Je ne me lasse pas de revoir la série des Inspecteur Harry, avec Clint Eastwood, mon dieu vivant, ou Bullitt de Peter Yates avec Steve McQueen. Mais j’adore aussi voir et revoir des films comme la série des John Wick, avec Keanu Reeves ou encore les films de John McTiernan. Il y a aussi un autre cinéaste américain dont j’adore revoir les films : Walter Hill. Je conseille d’ailleurs de voir ou revoir un petit bijou de film d’action nommé Driver (The Driver), sorti en 1978. Hill - qui fut d’ailleurs premier-assistant sur Bullitt - s’empare du film policier et le transforme en un envoûtant précipité de courses-poursuites nocturnes. On croise même Isabelle Adjani en vamp troublante ! Voilà un film stylisé, inventif, malheureusement tombé dans l’oubli, et qui - on le sait peu - aura inspiré à Nicolas Winding Refn et son Drive sorti en 2011, avec Ryan Gosling.
 
Un livre déjà incontournable
Fans de Stallone et Schwarzy, adorateurs de John McTiernan et Walter Hill, Le cinéma d'action américain est fait pour vous. En 192 pages, Olivier Delcroix nous propose une traversée d'un genre longtemps snobé par la critique. Précis sans être pédant, l'auteur s'intéresse aux origines de ce cinéma explosif à tous points de vue, montrant comment Buster Keaton, Harold Lloyd ou Laurel & Hardy ont défini les codes d'un format qui a toutefois su se renouveler, grâce à Alfred Hitchcok ou aux Wachowski (entre beaucoup d'autres). Si l'ouvrage n'a pas vocation à être exhaustif, il laisse peu de films de côté - mis à part ceux de Steven Seagal mais ceux de Chuck Norris et les productions Cannon sont au sommaire.

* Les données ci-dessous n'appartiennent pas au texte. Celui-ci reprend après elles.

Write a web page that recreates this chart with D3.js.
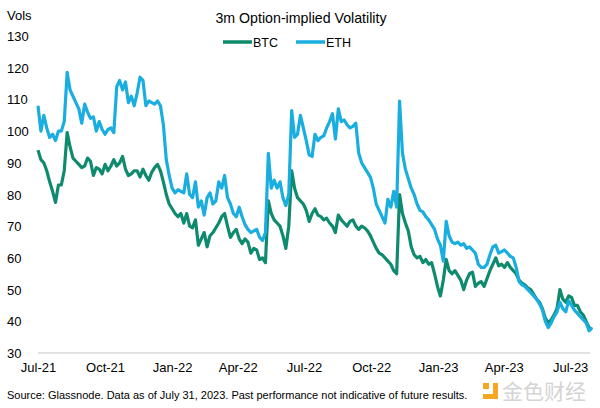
<!DOCTYPE html>
<html>
<head>
<meta charset="utf-8">
<script src="https://cdn.jsdelivr.net/npm/d3@7"></script>
<style>
  body { margin: 0; background: #fff; }
  svg { display: block; }
</style>
</head>
<body>
<div id="chart"></div>
<script>
// 3m option-implied volatility, sampled every 4 days from 1 Jul 2021
const startDate = '2021-07-01';
const stepDays = 4;

const btcVols = [
  94, 91, 90, 87.5, 84, 81, 77.5, 83, 83, 87.5,
  99.5, 95, 91.5, 90.5, 89.5, 88.5, 89, 91.5, 90.5, 86,
  88.5, 88, 86.5, 89.5, 87.5, 89, 91, 89, 90, 92,
  88, 86, 86.5, 87.5, 87.5, 85.5, 88, 86, 84.5, 87,
  88.5, 89.5, 87.5, 84, 80, 77, 75.5, 74, 73, 74,
  71, 74, 70, 69.5, 72, 64, 66, 68, 63.5, 67,
  68, 69.5, 71, 73, 74, 70, 66.5, 68, 69, 66,
  64.5, 66, 65, 61.5, 63, 62.5, 59.5, 60, 58.5, 78,
  74, 72, 71, 70, 67, 63, 70, 87.5, 82, 79,
  78, 77, 75, 71.5, 74, 75.5, 73.5, 73, 72, 72.5,
  71, 70, 68, 73.5, 72, 71, 70, 71.5, 72, 70,
  69, 70, 69.5, 68.5, 67, 65, 63, 61.5, 61, 60,
  59, 58, 56, 55, 80, 74, 71, 68.5, 63.5, 61,
  60, 60.5, 58.5, 59.5, 58, 58.5, 55, 51, 48, 53,
  59.5, 56, 55, 56, 54.5, 53, 50, 53, 55, 55.5,
  51, 52, 52.5, 51, 53.5, 56, 58, 60, 57.5, 58,
  57, 58.5, 57, 56, 55, 53, 52, 51.5, 50.5, 50,
  48.5, 47, 46, 44, 41, 39.5, 40.5, 42, 44, 50,
  47, 46, 48, 47.5, 45, 45, 43, 42, 40, 38,
  37.5
];

const ethVols = [
  108, 100, 105, 101, 98, 99, 97, 100, 100, 103,
  118.5, 113, 111, 109, 107, 102.5, 108.5, 106, 104, 104.5,
  100, 103, 100.5, 99, 100.5, 101, 99.5, 114, 116, 113,
  115.5, 109, 111, 108, 112, 117, 116, 108, 109.5, 109,
  108.5, 109.5, 108, 102, 91, 86, 82, 80.5, 81.5, 81,
  80.5, 86.5, 80, 79, 84, 76, 78, 73.5, 79, 80.5,
  77, 78, 84, 82, 86, 79, 77, 74, 73, 76,
  73, 70.5, 69, 68, 68.5, 69, 66.5, 65.5, 68, 93,
  82, 84.5, 82, 84, 79, 76.5, 80, 106.5, 98, 99,
  105, 101, 97, 92.5, 92, 99, 97, 98, 98.5, 101,
  103, 105.5, 97.5, 107, 103, 103.5, 102, 101, 101.5, 102.5,
  93, 90, 88.5, 87, 85.5, 82, 77, 75, 73, 71,
  78.5, 76, 81, 76, 109.5, 93, 88, 85, 82, 80,
  77, 75, 74.5, 73, 72, 70.5, 69, 66, 64, 59,
  71.5, 67, 65, 64.5, 65, 64, 64.5, 63, 63.5, 62.5,
  61.5, 58, 57, 57, 58, 61, 63.5, 64, 61.5, 62,
  62.5, 61.5, 60.5, 60, 57, 52.5, 51.5, 51, 50, 49,
  48, 47, 45.5, 43.5, 40, 38, 39.5, 41.5, 43, 46,
  44, 43, 46.5, 45, 43.5, 42.5, 41.5, 40.5, 39.5, 37,
  38
];

const yTicks = [30, 40, 50, 60, 70, 80, 90, 100, 110, 120, 130];
const xTickDates = ['2021-07-01', '2021-10-01', '2022-01-01', '2022-04-01', '2022-07-01',
  '2022-10-01', '2023-01-01', '2023-04-01', '2023-07-01'];
const seriesNames = ['BTC', 'ETH'];
const seriesColors = ['#0e8a6e', '#1aaee0'];

const width = 600, height = 408;
const margin = { top: 36, right: 8, bottom: 55, left: 38 };
const font = "'Liberation Sans', Arial, sans-serif";

const parse = d3.timeParse('%Y-%m-%d');
const dates = btcVols.map((d, i) => d3.timeDay.offset(parse(startDate), i * stepDays));

const svg = d3.select('#chart').append('svg')
    .attr('width', width)
    .attr('height', height);

const x = d3.scaleTime()
    .domain([parse('2021-07-01'), parse('2023-07-31')])
    .range([margin.left, width - margin.right]);

const y = d3.scaleLinear()
    .domain([30, 130])
    .range([height - margin.bottom, margin.top]);

// y labels, left aligned, no axis line
svg.append('g')
    .selectAll('text')
    .data(yTicks)
    .enter()
    .append('text')
    .attr('x', 7)
    .attr('y', d => y(d) + 5)
    .style('font-family', font)
    .style('font-size', '13px')
    .attr('fill', '#000')
    .text(d => d);

svg.append('text')
    .attr('x', 7)
    .attr('y', 20)
    .style('font-family', font)
    .style('font-size', '13px')
    .text('Vols');

// baseline
svg.append('line')
    .attr('x1', x.range()[0])
    .attr('x2', x.range()[1] - 2)
    .attr('y1', y(30))
    .attr('y2', y(30))
    .attr('stroke', '#d9d9d9')
    .attr('stroke-width', 1.5);

const xAxis = d3.axisBottom(x)
    .tickValues(xTickDates.map(parse))
    .tickFormat(d3.timeFormat('%b-%y'))
    .tickSize(0)
    .tickPadding(10);

svg.append('g')
    .attr('transform', `translate(0,${y(30)})`)
    .call(xAxis)
    .call(g => g.select('.domain').remove())
    .selectAll('text')
    .style('font-family', font)
    .style('font-size', '13px')
    .attr('fill', '#000');

// lines
const line = d3.line()
    .x((d, i) => x(dates[i]))
    .y(d => y(d));

[btcVols, ethVols].forEach((vals, i) => {
    svg.append('path')
        .datum(vals)
        .attr('d', line)
        .attr('fill', 'none')
        .attr('stroke', seriesColors[i])
        .attr('stroke-width', 3.2)
        .attr('stroke-linejoin', 'round');
});

// title
svg.append('text')
    .attr('x', 301)
    .attr('y', 23)
    .attr('text-anchor', 'middle')
    .style('font-family', font)
    .style('font-size', '14.2px')
    .text('3m Option-implied Volatility');

// legend
const legendX = [223, 296];
seriesNames.forEach((name, i) => {
    svg.append('line')
        .attr('x1', legendX[i])
        .attr('x2', legendX[i] + 29)
        .attr('y1', 42)
        .attr('y2', 42)
        .attr('stroke', seriesColors[i])
        .attr('stroke-width', 3.5);
    svg.append('text')
        .attr('x', legendX[i] + 30)
        .attr('y', 46.5)
        .style('font-family', font)
        .style('font-size', '12.5px')
        .text(name);
});

// source note
svg.append('text')
    .attr('x', 7)
    .attr('y', 399)
    .style('font-family', font)
    .style('font-size', '11px')
    .text('Source: Glassnode. Data as of July 31, 2023. Past performance not indicative of future results.');

// watermark
const wm = svg.append('g').attr('transform', 'translate(483,383)');
wm.append('rect').attr('x', 0).attr('y', 0).attr('width', 6).attr('height', 6).attr('fill', '#f5a623');
wm.append('path').attr('d', 'M10,0 h5 v16 h-15 v-5 h10 z').attr('fill', '#f5a623');
svg.append('text')
    .attr('x', 502)
    .attr('y', 399)
    .style('font-family', "'Noto Sans CJK SC', sans-serif")
    .style('font-size', '21px')
    .attr('fill', '#d4d4d4')
    .text('金色财经');
</script>
</body>
</html>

Le propos est bourré d'analyses et d'anecdotes, le style alerte. En fin de chapitre, des séquences cultes sont disséquées. Quant à l'élégante maquette, elle fait la part belle aux photos grand format. Bref, un superbe ouvrage qui donne envie de (re)voir Bullitt, 48 Heures, Kill Bill et bien d'autres action movies. Vous savez quoi demander au père Noël.